Home, I Trusted You
Dear Home, I was trying to think of how I define you, and I don’t know that there is a definition for you. You’re certainly more than four walls and more than a “house”. I have one of those in Atlanta, and it’s not home. Maybe you’re an idea of sorts, maybe even an ideal. I know that you’re something I believe in. And it could be that’s why we’ve had a rocky relationship these last few years. I think I trusted you to keep me safe. And I felt like you broke that trust when Mom left this world.
That night, the one that made me not trust you, I didn’t go to you—I didn’t go home. We (Dad, Austin and I) all went to Nan’s, and I assumed that’s where we’d stay for the foreseeable future. Maybe permanently. Because why would we ever set foot in you again when you housed so much heartache? But it didn’t happen that way because the next morning Dad told us we’d be coming back to you. And as shocked as I was, I don’t remember any protests. The only thing I remember is Nan asking him why. Dad’s response was simple “because that’s our home. It’s still our home”.

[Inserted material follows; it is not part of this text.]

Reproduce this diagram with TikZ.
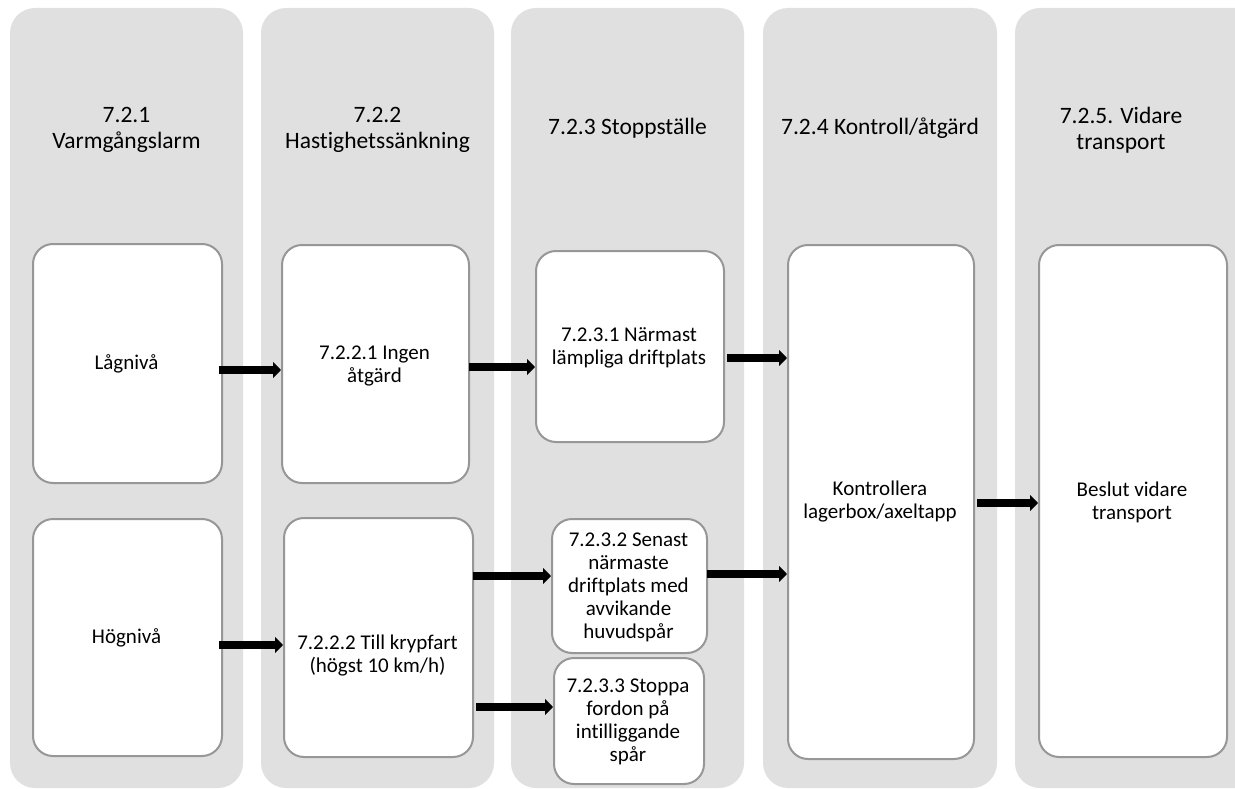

It was the bravest decision I’ve ever seen made. He could have easily let us hide out for a bit—if not forever. But I’m thankful that he didn’t. I’m thankful he led us back through your doors where we could begin to remember through the hurt and devastation that you’re still home. That we’re still a family. That we don’t have to hide from the pain or let it rule our lives. It can be felt and processed in our home.
And yet, even to this day driving up the big hill and turning into the driveway gives me so much anxiety. I come in through the garage and set foot in the kitchen and become emotionally paralyzed. I can’t think. And when my thoughts do come back, the first one is always this —everything is the same yet everything is different.
But lately, a shift has begun to happen. I walked in a couple of weeks ago and didn’t give you the icy welcome I normally do. I walked in breathing a sigh of relief instead of holding my breath. It felt good to be in your presence.
And I think I’m able to say now that you’re yet another thing/idea/ideal/place…whatever you are….that I view differently. Possibly with more appreciation, but in some ways with less importance. You’ll never be perfect like I once thought you’d be. You won’t be my safe haven like I trusted you to be. You won’t always be full of laughter. But you won't always be full of tears either. You’ll see the good times and the bad. And that’s okay because you’ll always be “home” and I’m thankful for that. I’m thankful we still have you. There are still some memories to be made—life to be lived—inside your four walls. And today, that makes me smile.